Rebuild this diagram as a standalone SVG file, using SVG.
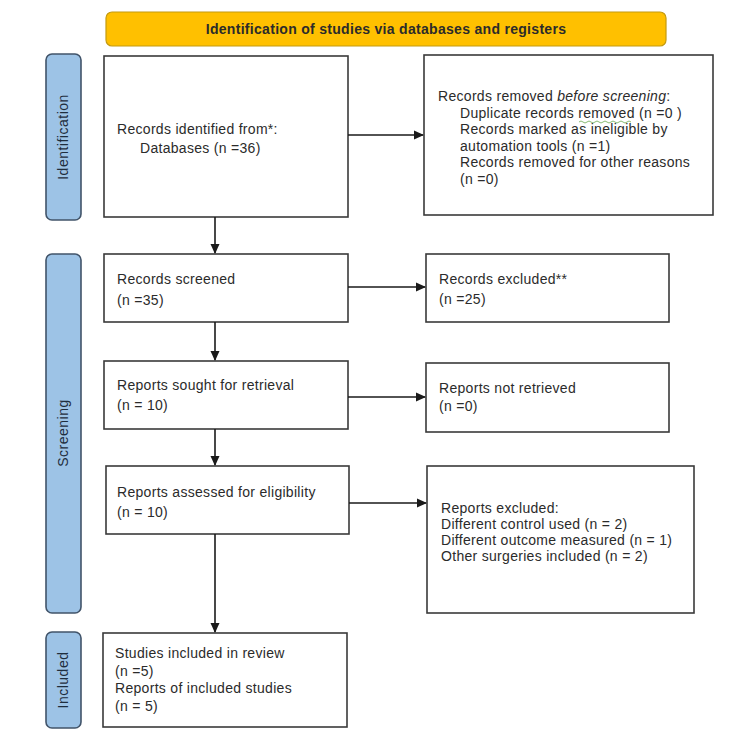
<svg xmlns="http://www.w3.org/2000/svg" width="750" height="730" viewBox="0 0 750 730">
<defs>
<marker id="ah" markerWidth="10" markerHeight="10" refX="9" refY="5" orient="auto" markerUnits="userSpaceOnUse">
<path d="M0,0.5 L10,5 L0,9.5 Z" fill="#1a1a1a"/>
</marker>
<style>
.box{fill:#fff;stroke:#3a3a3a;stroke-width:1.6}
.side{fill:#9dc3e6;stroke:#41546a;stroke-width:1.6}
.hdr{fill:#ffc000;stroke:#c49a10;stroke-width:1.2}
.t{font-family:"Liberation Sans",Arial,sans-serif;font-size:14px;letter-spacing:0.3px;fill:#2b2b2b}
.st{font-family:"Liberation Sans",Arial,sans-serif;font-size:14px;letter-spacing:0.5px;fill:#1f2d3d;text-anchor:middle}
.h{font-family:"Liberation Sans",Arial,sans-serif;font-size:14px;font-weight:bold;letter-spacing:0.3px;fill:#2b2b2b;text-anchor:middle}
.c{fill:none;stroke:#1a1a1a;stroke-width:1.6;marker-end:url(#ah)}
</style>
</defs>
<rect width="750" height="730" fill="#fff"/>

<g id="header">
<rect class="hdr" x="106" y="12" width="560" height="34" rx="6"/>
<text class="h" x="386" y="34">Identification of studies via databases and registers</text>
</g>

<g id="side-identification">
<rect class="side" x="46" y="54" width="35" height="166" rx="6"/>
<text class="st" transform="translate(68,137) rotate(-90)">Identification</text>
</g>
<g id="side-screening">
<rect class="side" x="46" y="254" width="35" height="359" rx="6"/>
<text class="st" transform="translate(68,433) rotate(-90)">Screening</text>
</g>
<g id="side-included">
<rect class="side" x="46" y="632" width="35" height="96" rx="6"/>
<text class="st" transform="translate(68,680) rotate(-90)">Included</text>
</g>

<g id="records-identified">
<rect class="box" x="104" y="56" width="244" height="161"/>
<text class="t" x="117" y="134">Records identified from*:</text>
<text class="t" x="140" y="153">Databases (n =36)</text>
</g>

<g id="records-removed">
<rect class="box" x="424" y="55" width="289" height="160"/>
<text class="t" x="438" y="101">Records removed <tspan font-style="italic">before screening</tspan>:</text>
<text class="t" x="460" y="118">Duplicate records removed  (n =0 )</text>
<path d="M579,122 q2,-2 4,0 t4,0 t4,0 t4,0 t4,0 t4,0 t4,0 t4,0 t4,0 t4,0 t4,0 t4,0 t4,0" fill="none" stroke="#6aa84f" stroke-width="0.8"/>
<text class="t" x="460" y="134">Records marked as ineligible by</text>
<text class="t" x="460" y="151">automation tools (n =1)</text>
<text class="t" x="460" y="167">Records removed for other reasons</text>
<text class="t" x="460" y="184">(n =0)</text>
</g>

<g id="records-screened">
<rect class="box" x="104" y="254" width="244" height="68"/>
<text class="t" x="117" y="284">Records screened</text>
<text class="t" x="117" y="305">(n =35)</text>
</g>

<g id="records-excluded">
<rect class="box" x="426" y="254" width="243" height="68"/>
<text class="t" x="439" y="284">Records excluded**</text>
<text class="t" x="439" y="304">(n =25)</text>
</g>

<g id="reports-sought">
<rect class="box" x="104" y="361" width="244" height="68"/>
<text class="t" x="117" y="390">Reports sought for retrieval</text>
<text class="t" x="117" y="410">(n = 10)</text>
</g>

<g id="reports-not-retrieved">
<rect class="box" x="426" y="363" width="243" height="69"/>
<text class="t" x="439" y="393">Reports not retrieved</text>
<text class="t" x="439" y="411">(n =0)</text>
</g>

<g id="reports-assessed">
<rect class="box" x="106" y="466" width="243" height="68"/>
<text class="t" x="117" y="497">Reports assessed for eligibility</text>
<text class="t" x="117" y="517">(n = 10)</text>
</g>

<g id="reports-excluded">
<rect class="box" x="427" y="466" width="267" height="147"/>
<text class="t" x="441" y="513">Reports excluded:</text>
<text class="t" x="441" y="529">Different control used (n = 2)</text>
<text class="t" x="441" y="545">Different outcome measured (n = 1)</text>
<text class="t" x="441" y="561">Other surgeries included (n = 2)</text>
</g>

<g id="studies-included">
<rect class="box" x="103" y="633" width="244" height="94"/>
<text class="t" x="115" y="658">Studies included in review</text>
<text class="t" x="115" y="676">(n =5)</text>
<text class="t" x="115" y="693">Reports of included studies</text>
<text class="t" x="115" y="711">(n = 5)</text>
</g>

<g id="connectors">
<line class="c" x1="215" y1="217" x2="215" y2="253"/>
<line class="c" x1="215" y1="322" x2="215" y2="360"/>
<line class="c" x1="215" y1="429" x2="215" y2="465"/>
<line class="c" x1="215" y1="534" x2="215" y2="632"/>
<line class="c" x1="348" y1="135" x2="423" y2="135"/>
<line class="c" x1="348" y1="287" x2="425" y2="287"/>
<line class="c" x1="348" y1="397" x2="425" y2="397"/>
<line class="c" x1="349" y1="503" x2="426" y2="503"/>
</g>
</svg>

--

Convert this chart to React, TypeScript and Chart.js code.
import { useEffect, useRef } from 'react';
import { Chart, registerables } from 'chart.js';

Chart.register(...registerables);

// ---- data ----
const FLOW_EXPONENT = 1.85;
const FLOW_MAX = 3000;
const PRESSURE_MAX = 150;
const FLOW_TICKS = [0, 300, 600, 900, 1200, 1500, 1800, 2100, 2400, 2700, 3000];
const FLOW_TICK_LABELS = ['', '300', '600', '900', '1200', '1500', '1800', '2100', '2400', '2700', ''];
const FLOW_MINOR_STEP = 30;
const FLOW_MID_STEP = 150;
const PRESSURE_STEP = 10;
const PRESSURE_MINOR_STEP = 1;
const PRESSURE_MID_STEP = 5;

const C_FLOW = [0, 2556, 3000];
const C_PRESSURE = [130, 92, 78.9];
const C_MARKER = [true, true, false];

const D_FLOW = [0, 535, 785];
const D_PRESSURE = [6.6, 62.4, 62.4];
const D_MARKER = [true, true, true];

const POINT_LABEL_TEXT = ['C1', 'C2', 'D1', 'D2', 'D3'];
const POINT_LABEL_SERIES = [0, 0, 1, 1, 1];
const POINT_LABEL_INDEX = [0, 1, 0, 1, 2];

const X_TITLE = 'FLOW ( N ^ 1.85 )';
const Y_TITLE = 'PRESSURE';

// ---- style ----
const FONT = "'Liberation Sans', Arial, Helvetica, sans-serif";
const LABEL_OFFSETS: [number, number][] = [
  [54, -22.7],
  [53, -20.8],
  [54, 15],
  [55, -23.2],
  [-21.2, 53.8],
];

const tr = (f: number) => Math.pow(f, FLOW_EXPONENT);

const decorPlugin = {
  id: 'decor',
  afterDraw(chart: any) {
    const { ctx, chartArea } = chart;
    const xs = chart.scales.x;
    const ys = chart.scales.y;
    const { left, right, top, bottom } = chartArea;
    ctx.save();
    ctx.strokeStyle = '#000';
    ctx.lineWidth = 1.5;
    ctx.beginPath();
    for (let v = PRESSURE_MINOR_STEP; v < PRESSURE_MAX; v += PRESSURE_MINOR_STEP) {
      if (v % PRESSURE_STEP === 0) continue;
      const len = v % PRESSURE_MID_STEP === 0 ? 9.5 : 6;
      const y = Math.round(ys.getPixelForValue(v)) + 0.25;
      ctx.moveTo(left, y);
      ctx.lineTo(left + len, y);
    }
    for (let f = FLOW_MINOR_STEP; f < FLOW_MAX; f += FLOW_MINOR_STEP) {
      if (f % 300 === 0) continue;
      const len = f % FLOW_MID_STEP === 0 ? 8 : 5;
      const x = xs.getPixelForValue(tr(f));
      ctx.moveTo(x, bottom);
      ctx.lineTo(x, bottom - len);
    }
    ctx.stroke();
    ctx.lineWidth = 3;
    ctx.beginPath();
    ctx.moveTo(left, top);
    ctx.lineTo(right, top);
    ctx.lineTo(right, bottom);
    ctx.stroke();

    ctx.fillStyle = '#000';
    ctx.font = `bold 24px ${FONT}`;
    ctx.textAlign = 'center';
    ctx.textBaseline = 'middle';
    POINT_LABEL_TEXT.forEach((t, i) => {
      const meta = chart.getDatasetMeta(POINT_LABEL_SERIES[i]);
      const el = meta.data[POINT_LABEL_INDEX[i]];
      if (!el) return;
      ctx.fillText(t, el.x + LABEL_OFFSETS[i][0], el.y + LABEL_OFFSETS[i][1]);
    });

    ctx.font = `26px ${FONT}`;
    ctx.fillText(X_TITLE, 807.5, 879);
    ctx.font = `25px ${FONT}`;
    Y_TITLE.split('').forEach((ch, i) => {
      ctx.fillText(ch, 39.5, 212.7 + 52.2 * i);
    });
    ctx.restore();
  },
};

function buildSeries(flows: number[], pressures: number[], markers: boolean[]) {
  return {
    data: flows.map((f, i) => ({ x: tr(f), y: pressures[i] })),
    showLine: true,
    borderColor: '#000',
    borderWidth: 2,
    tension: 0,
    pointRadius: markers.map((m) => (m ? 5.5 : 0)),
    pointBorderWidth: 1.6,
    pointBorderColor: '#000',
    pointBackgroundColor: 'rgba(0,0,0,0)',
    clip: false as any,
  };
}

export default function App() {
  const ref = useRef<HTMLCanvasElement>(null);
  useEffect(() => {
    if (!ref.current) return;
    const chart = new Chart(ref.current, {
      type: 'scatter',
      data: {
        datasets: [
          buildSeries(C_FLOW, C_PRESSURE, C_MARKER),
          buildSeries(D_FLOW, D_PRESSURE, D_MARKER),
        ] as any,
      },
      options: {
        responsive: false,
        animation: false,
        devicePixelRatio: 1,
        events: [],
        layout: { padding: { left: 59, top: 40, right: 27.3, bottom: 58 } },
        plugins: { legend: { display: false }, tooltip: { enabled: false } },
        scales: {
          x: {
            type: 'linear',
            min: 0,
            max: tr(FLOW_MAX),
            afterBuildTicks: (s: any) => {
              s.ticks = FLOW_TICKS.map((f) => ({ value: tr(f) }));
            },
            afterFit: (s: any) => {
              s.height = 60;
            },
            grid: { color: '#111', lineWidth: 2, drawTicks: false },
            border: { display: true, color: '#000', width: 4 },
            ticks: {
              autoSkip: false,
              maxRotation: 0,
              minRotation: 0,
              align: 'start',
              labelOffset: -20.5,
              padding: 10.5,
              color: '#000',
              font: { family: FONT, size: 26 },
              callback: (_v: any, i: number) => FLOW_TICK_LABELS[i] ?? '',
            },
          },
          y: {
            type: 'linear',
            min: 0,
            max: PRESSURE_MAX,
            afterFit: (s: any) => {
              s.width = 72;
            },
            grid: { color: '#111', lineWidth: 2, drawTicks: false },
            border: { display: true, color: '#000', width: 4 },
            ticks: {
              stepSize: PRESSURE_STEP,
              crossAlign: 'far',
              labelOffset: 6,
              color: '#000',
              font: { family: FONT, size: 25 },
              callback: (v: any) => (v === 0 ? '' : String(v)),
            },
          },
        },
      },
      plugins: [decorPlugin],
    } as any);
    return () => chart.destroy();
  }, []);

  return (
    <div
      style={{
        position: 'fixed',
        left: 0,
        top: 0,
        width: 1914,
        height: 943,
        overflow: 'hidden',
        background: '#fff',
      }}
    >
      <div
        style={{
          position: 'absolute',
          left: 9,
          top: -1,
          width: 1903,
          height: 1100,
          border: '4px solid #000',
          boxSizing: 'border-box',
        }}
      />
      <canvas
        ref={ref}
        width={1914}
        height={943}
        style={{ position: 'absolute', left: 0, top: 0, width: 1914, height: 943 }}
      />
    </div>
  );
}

==

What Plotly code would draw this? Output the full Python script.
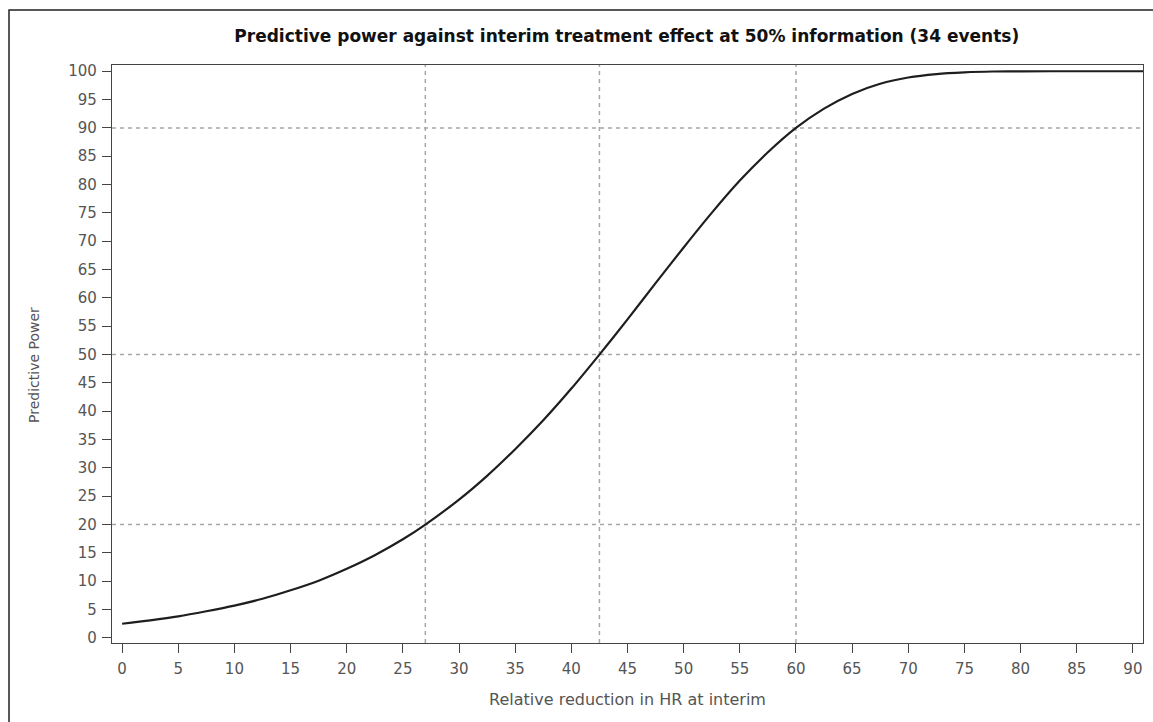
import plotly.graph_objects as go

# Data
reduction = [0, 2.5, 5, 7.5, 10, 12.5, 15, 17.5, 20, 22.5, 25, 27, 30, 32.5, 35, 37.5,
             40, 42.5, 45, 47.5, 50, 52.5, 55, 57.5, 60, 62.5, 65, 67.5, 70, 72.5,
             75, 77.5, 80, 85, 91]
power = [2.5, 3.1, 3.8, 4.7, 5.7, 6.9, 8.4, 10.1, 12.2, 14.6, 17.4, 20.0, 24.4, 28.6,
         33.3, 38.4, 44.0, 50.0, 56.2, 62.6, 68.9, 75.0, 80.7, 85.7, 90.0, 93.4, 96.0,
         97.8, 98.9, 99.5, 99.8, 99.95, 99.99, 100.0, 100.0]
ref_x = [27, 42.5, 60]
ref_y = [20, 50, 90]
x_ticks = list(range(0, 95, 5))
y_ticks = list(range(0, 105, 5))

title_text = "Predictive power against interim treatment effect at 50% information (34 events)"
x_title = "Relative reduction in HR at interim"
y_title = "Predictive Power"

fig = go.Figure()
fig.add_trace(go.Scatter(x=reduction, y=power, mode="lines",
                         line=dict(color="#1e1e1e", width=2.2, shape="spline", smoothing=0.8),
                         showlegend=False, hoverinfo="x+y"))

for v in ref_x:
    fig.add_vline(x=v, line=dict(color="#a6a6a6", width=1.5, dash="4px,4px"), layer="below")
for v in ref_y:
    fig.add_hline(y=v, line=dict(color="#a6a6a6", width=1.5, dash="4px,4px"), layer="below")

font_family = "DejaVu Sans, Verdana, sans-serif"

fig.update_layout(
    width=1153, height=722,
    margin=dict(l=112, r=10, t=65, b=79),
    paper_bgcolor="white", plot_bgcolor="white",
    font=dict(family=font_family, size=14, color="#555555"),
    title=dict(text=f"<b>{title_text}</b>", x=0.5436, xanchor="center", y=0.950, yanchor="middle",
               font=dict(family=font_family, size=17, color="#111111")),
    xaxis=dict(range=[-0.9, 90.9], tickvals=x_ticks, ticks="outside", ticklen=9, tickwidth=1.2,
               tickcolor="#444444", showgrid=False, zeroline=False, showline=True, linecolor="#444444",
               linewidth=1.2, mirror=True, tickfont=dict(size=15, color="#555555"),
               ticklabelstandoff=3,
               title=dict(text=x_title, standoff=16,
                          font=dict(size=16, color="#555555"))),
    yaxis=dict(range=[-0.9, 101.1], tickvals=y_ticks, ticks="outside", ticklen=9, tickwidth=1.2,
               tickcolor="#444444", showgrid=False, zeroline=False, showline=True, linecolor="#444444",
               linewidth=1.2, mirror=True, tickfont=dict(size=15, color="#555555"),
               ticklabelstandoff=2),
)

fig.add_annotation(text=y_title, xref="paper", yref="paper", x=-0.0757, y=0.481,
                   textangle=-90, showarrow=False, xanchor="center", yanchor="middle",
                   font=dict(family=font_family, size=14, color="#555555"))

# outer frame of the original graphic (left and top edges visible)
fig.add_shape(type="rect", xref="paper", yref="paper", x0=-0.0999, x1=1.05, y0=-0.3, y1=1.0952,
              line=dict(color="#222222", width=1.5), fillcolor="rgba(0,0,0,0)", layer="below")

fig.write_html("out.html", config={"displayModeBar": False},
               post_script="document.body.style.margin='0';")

Challenge
What is the number of lines in the listing above that contain the string "code"? Give only the number.

Answer to this exercise
2